* _Provided material_:
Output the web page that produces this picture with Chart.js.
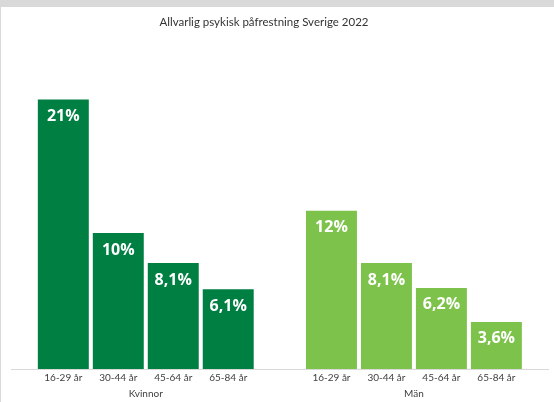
<!DOCTYPE html>
<html>
<head>
<meta charset="utf-8">
<script src="https://cdn.jsdelivr.net/npm/chart.js@4"></script>
<style>
  html, body { margin: 0; padding: 0; background: #d9d9d9; width: 554px; height: 402px; overflow: hidden; }
  #wrap { position: absolute; left: 1px; top: 7px; width: 553px; height: 395px; background: #ffffff; }
</style>
</head>
<body>
<div id="wrap"><canvas id="c" width="553" height="395"></canvas></div>
<script>
const titleText = 'Allvarlig psykisk påfrestning Sverige 2022';
const categories = ['Kvinnor', 'Män'];
const ageGroups = ['16-29 år', '30-44 år', '45-64 år', '65-84 år'];
const kvinnor = [20.6, 10.4, 8.1, 6.1];
const man = [12.1, 8.1, 6.2, 3.6];
const groupColors = ['#007f43', '#7dc24a'];

function fmt(v) {
  return v >= 9.95 ? Math.round(v) + '%' : v.toFixed(1).replace('.', ',') + '%';
}

const datasets = ageGroups.map((g, i) => ({
  label: g,
  data: [kvinnor[i], man[i]],
  backgroundColor: groupColors,
  borderWidth: 0,
  categoryPercentage: 0.82,
  barPercentage: 0.927
}));

const overlay = {
  id: 'overlay',
  afterDatasetsDraw(chart) {
    const ctx = chart.ctx;
    const area = chart.chartArea;
    ctx.save();
    chart.data.datasets.forEach((ds, di) => {
      const meta = chart.getDatasetMeta(di);
      meta.data.forEach((bar, j) => {
        ctx.fillStyle = '#ffffff';
        ctx.font = 'bold 16px "Open Sans"';
        ctx.textAlign = 'center';
        ctx.textBaseline = 'middle';
        ctx.fillText(fmt(ds.data[j]), bar.x, bar.y + 17);
        ctx.fillStyle = '#404040';
        ctx.font = '10px Lato';
        ctx.fillText(ds.label, bar.x, area.bottom + 9);
      });
    });
    ctx.fillStyle = '#333333';
    ctx.font = '11.5px Lato';
    ctx.textAlign = 'center';
    ctx.textBaseline = 'middle';
    ctx.fillText(titleText, 263, 15.5);
    ctx.restore();
  }
};

new Chart(document.getElementById('c'), {
  type: 'bar',
  data: { labels: categories, datasets: datasets },
  options: {
    responsive: false,
    animation: false,
    layout: { padding: { top: 35, left: 10.7, right: 6, bottom: 1 } },
    plugins: { legend: { display: false }, title: { display: false }, tooltip: { enabled: false } },
    scales: {
      y: { display: false, min: 0, max: 25 },
      x: {
        grid: { display: false, drawTicks: false },
        border: { display: true, color: '#d9d9d9', width: 1 },
        ticks: { color: '#404040', font: { family: 'Lato', size: 10 }, padding: 19 },
        afterFit(scale) { scale.height = 32; }
      }
    }
  },
  plugins: [overlay]
});
</script>
</body>
</html>
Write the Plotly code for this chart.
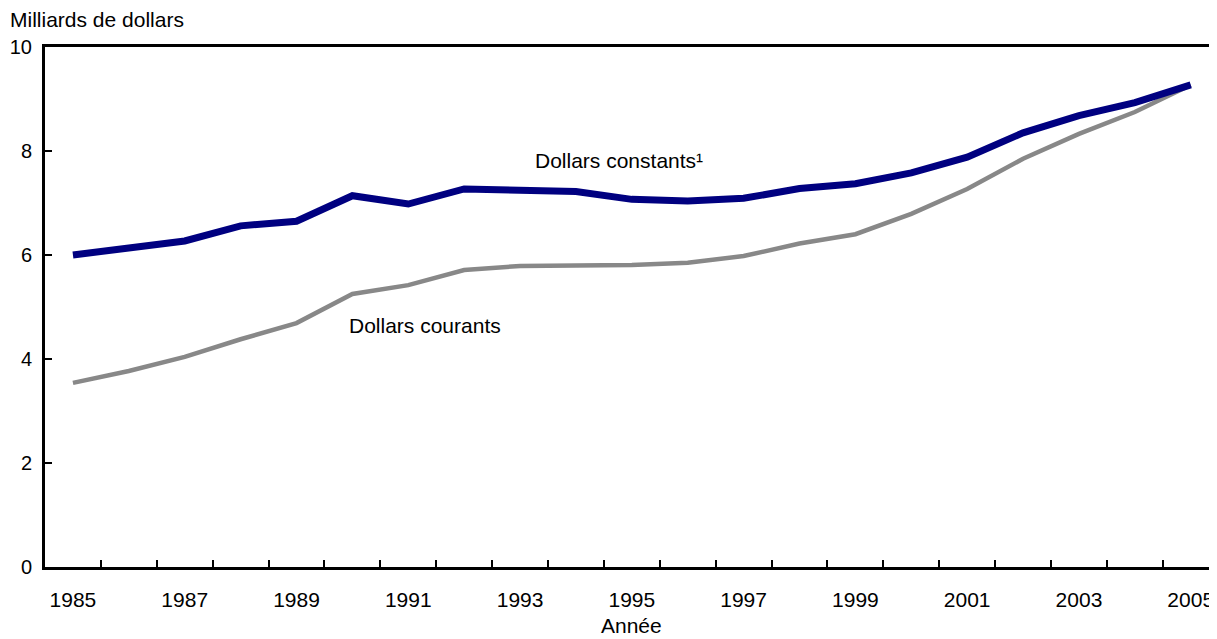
import plotly.graph_objects as go

years = list(range(1985, 2006))
constants = [6.00, 6.13, 6.27, 6.56, 6.65, 7.14, 6.98, 7.27, 7.24, 7.22, 7.07, 7.04, 7.09, 7.28, 7.37, 7.58, 7.88, 8.35, 8.68, 8.93, 9.27]
courants = [3.54, 3.77, 4.04, 4.38, 4.69, 5.25, 5.42, 5.71, 5.79, 5.79, 5.81, 5.85, 5.98, 6.22, 6.40, 6.79, 7.27, 7.85, 8.33, 8.75, 9.27]
tick_years = list(range(1985, 2006, 2))
y_ticks = [0, 2, 4, 6, 8, 10]

FONT = "Liberation Sans, Arial, sans-serif"
FS = 21

# page body has an 8px margin; compensate so the plot sits where the reference has it
W, H = 1209, 631
ML, MT, MB, MR = 37, 39, 72, 0
PW, PH = W - ML - MR, H - MT - MB

fig = go.Figure()
fig.add_trace(go.Scatter(x=years, y=courants, mode="lines",
                         line=dict(color="#888888", width=4.5), name="Dollars courants"))
fig.add_trace(go.Scatter(x=years, y=constants, mode="lines",
                         line=dict(color="#000080", width=7), name="Dollars constants"))

fig.update_layout(
    width=W, height=H,
    margin=dict(l=ML, r=MR, t=MT, b=MB, autoexpand=False),
    paper_bgcolor="white", plot_bgcolor="white",
    showlegend=False,
    font=dict(family=FONT, size=FS, color="black"),
    xaxis=dict(
        range=[1984.5, 2005.47],
        tickvals=tick_years, ticktext=[str(y) for y in tick_years],
        ticks="", showgrid=False, zeroline=False,
        showline=True, linecolor="black", linewidth=3, mirror=True,
        ticklabelstandoff=12,
        minor=dict(tickvals=[y + 0.5 for y in range(1985, 2005)],
                   ticks="inside", ticklen=7, tickwidth=2, tickcolor="black"),
    ),
    yaxis=dict(
        range=[0, 10], tickvals=y_ticks,
        ticks="inside", ticklen=7, tickwidth=2, tickcolor="black",
        showgrid=False, zeroline=False,
        showline=True, linecolor="black", linewidth=3, mirror=False,
        ticklabelstandoff=6, tickfont=dict(size=20),
    ),
    annotations=[
        dict(text="Milliards de dollars", x=-ML / PW, y=1 + 27 / PH, xref="paper", yref="paper",
             xanchor="left", yanchor="middle", showarrow=False, font=dict(size=FS)),
        dict(text="Dollars constants¹", x=1994.77, y=7.81, xref="x", yref="y",
             showarrow=False, xanchor="center", yanchor="middle", font=dict(size=FS)),
        dict(text="Dollars courants", x=1991.3, y=4.65, xref="x", yref="y",
             showarrow=False, xanchor="center", yanchor="middle", font=dict(size=FS)),
        dict(text="Année", x=0.5, y=0, xref="paper", yref="paper", yshift=-72,
             showarrow=False, xanchor="center", yanchor="bottom", font=dict(size=FS)),
    ],
)

fig.write_html("out.html")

* _Problem_: Reproduce the material above in full and without alteration, but skip all pictures.

* _Written response_:
Output the web page that produces this picture with Chart.js.
<!DOCTYPE html>
<html>
<head>
<meta charset="utf-8">
<script src="https://cdn.jsdelivr.net/npm/chart.js@4"></script>
<style>
  html, body { margin: 0; padding: 0; background: #d9d9d9; width: 554px; height: 402px; overflow: hidden; }
  #wrap { position: absolute; left: 1px; top: 7px; width: 553px; height: 395px; background: #ffffff; }
</style>
</head>
<body>
<div id="wrap"><canvas id="c" width="553" height="395"></canvas></div>
<script>
const titleText = 'Allvarlig psykisk påfrestning Sverige 2022';
const categories = ['Kvinnor', 'Män'];
const ageGroups = ['16-29 år', '30-44 år', '45-64 år', '65-84 år'];
const kvinnor = [20.6, 10.4, 8.1, 6.1];
const man = [12.1, 8.1, 6.2, 3.6];
const groupColors = ['#007f43', '#7dc24a'];

function fmt(v) {
  return v >= 9.95 ? Math.round(v) + '%' : v.toFixed(1).replace('.', ',') + '%';
}

const datasets = ageGroups.map((g, i) => ({
  label: g,
  data: [kvinnor[i], man[i]],
  backgroundColor: groupColors,
  borderWidth: 0,
  categoryPercentage: 0.82,
  barPercentage: 0.927
}));

const overlay = {
  id: 'overlay',
  afterDatasetsDraw(chart) {
    const ctx = chart.ctx;
    const area = chart.chartArea;
    ctx.save();
    chart.data.datasets.forEach((ds, di) => {
      const meta = chart.getDatasetMeta(di);
      meta.data.forEach((bar, j) => {
        ctx.fillStyle = '#ffffff';
        ctx.font = 'bold 16px "Open Sans"';
        ctx.textAlign = 'center';
        ctx.textBaseline = 'middle';
        ctx.fillText(fmt(ds.data[j]), bar.x, bar.y + 17);
        ctx.fillStyle = '#404040';
        ctx.font = '10px Lato';
        ctx.fillText(ds.label, bar.x, area.bottom + 9);
      });
    });
    ctx.fillStyle = '#333333';
    ctx.font = '11.5px Lato';
    ctx.textAlign = 'center';
    ctx.textBaseline = 'middle';
    ctx.fillText(titleText, 263, 15.5);
    ctx.restore();
  }
};

new Chart(document.getElementById('c'), {
  type: 'bar',
  data: { labels: categories, datasets: datasets },
  options: {
    responsive: false,
    animation: false,
    layout: { padding: { top: 35, left: 10.7, right: 6, bottom: 1 } },
    plugins: { legend: { display: false }, title: { display: false }, tooltip: { enabled: false } },
    scales: {
      y: { display: false, min: 0, max: 25 },
      x: {
        grid: { display: false, drawTicks: false },
        border: { display: true, color: '#d9d9d9', width: 1 },
        ticks: { color: '#404040', font: { family: 'Lato', size: 10 }, padding: 19 },
        afterFit(scale) { scale.height = 32; }
      }
    }
  },
  plugins: [overlay]
});
</script>
</body>
</html>
Write the Plotly code for this chart.
import plotly.graph_objects as go

years = list(range(1985, 2006))
constants = [6.00, 6.13, 6.27, 6.56, 6.65, 7.14, 6.98, 7.27, 7.24, 7.22, 7.07, 7.04, 7.09, 7.28, 7.37, 7.58, 7.88, 8.35, 8.68, 8.93, 9.27]
courants = [3.54, 3.77, 4.04, 4.38, 4.69, 5.25, 5.42, 5.71, 5.79, 5.79, 5.81, 5.85, 5.98, 6.22, 6.40, 6.79, 7.27, 7.85, 8.33, 8.75, 9.27]
tick_years = list(range(1985, 2006, 2))
y_ticks = [0, 2, 4, 6, 8, 10]

FONT = "Liberation Sans, Arial, sans-serif"
FS = 21

# page body has an 8px margin; compensate so the plot sits where the reference has it
W, H = 1209, 631
ML, MT, MB, MR = 37, 39, 72, 0
PW, PH = W - ML - MR, H - MT - MB

fig = go.Figure()
fig.add_trace(go.Scatter(x=years, y=courants, mode="lines",
                         line=dict(color="#888888", width=4.5), name="Dollars courants"))
fig.add_trace(go.Scatter(x=years, y=constants, mode="lines",
                         line=dict(color="#000080", width=7), name="Dollars constants"))

fig.update_layout(
    width=W, height=H,
    margin=dict(l=ML, r=MR, t=MT, b=MB, autoexpand=False),
    paper_bgcolor="white", plot_bgcolor="white",
    showlegend=False,
    font=dict(family=FONT, size=FS, color="black"),
    xaxis=dict(
        range=[1984.5, 2005.47],
        tickvals=tick_years, ticktext=[str(y) for y in tick_years],
        ticks="", showgrid=False, zeroline=False,
        showline=True, linecolor="black", linewidth=3, mirror=True,
        ticklabelstandoff=12,
        minor=dict(tickvals=[y + 0.5 for y in range(1985, 2005)],
                   ticks="inside", ticklen=7, tickwidth=2, tickcolor="black"),
    ),
    yaxis=dict(
        range=[0, 10], tickvals=y_ticks,
        ticks="inside", ticklen=7, tickwidth=2, tickcolor="black",
        showgrid=False, zeroline=False,
        showline=True, linecolor="black", linewidth=3, mirror=False,
        ticklabelstandoff=6, tickfont=dict(size=20),
    ),
    annotations=[
        dict(text="Milliards de dollars", x=-ML / PW, y=1 + 27 / PH, xref="paper", yref="paper",
             xanchor="left", yanchor="middle", showarrow=False, font=dict(size=FS)),
        dict(text="Dollars constants¹", x=1994.77, y=7.81, xref="x", yref="y",
             showarrow=False, xanchor="center", yanchor="middle", font=dict(size=FS)),
        dict(text="Dollars courants", x=1991.3, y=4.65, xref="x", yref="y",
             showarrow=False, xanchor="center", yanchor="middle", font=dict(size=FS)),
        dict(text="Année", x=0.5, y=0, xref="paper", yref="paper", yshift=-72,
             showarrow=False, xanchor="center", yanchor="bottom", font=dict(size=FS)),
    ],
)

fig.write_html("out.html")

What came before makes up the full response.